I wrote up the dive in the little Red Log, my wreck log: 30/03/97 “Countess of Erne Opposite Bunk House 84, (Blue netted buoy) Back Down To the Countess, Viz terrible – plenty of suspended matter made it really murky, great atmosphere though. Took a quiet bimble round the stern then up & onto decks – over the holds up to the bows & then back up to no 3 hold & on up to a 1 min safety stop – a great dive on this once pretty important old Irish Sea – paddle steamer.” I clearly remember the day and the dive, it was a concern that newly acclimated divers might feel claustrophobic in the viz, I needn’t have worried as all our divers coped not only well, but came up having loved the countess. Those of you who have read the “Wreck” section of this blog will know of my liking for this indomitable little paddle steamer and her history, to say I was chuffed at the smiles on Col, Jase & Darren’s faces is an understatement!
The final dive of the trip was to the banks at Lulworth, giving the FSAC team a longer RIB ride out and back, now they had more of an idea how to navigate around the tight space and still kit-up effectively. It turned out to be a good trip and the South Coast gave us a calm sea and a great day, the Sun shone and the trip out was fast paced, something the guys loved, who……especially divers….. doesn’t love a fast RIB ride?
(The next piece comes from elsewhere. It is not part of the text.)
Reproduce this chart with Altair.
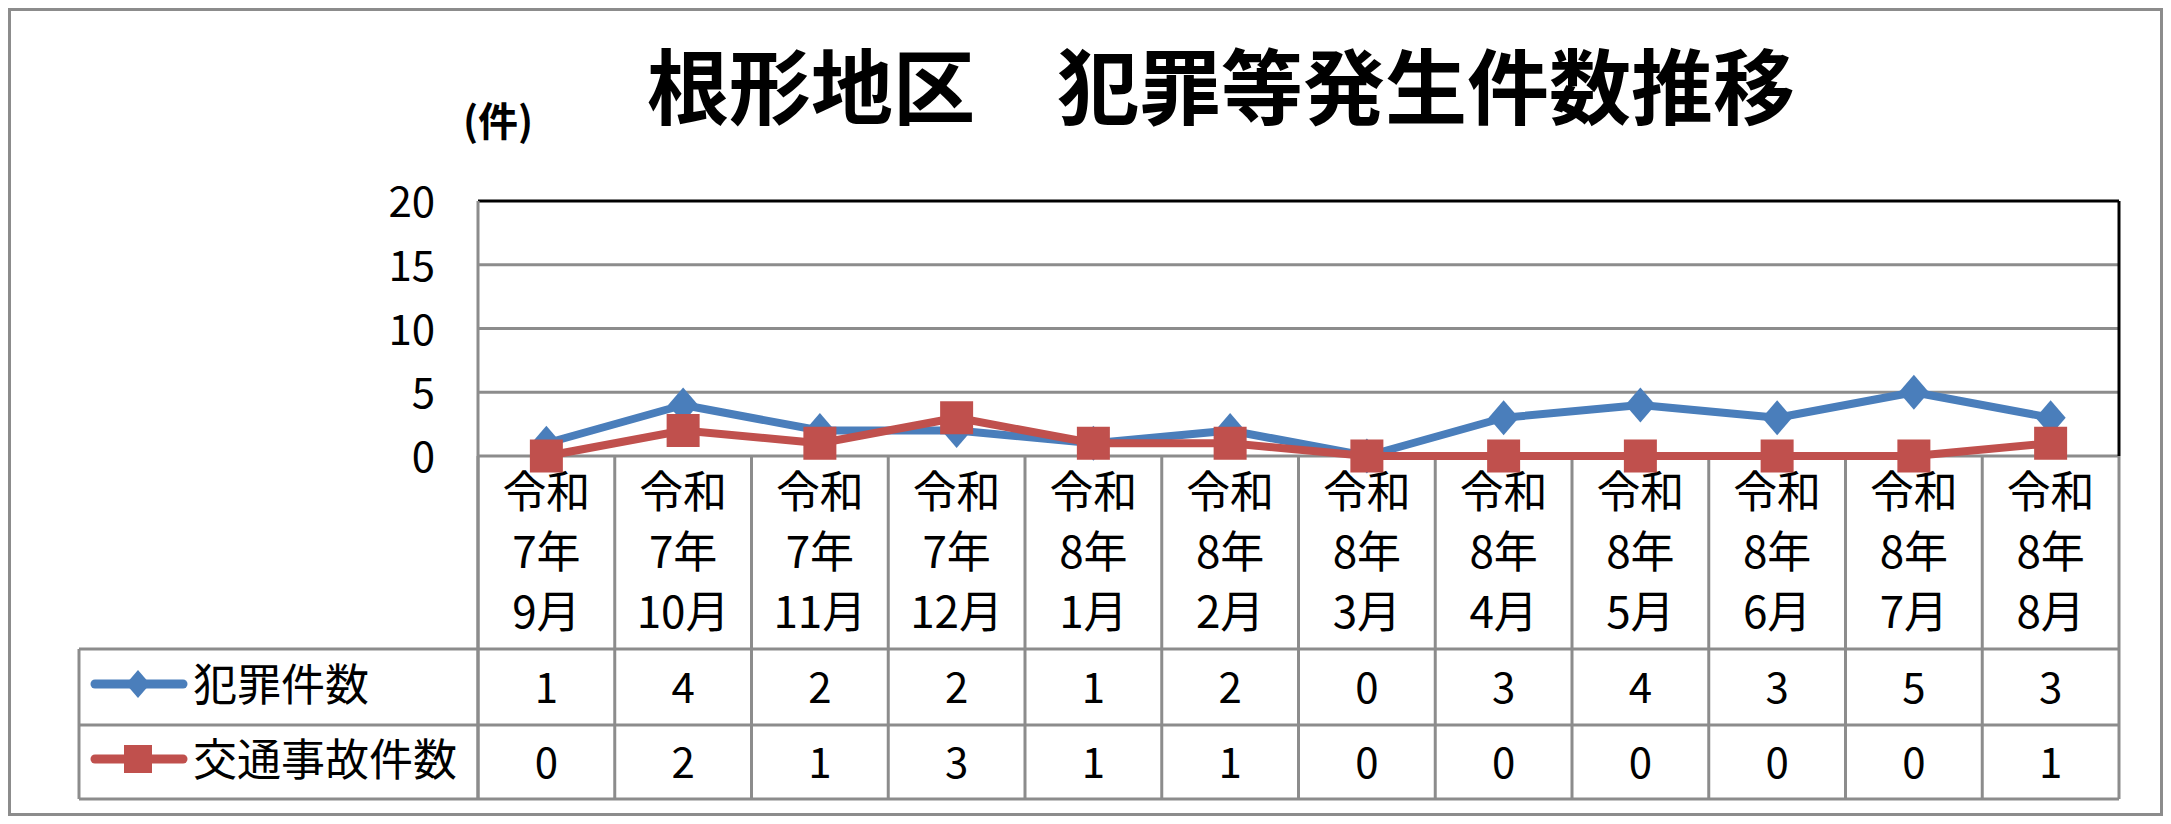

The dive was uneventful, and I wrote it up in understated manner: 30/03/97 “RIB Dive – Lulworth Banks – Dorset Just A Scenic Bimble Round The Rocks Managed To Find a Lump Sucker of round 4 lb & Got Close Up Otherwise – Better Viz 3-4m Air In 160 Out 100 Buddy Colin” I really was bored of “scenic” dives and although I enjoyed being out of Stoney Cove, and, given I had divers to show a wider set of diving to, still knew at the back of my mind that that I was a wreck diver at heart, time in the water was precious, my time was best spent in and around shipwrecks, but the weekend had been a success, all three divers had enjoyed sea diving and had a sense of achievement, the staged introduction had gone to plan, no one had felt over-extended, all three had something they enjoyed on each dive and all three were now used to surge, waves, exiting and re-entering a RIB and the confined space available to kit up in……they were pretty much properly “Open Water” trained now and you could hear it in their post dive chat and see it in their grins, the trip back to Fenton Manor was easy….I was the only one awake……..the van was full of sleeping Divers!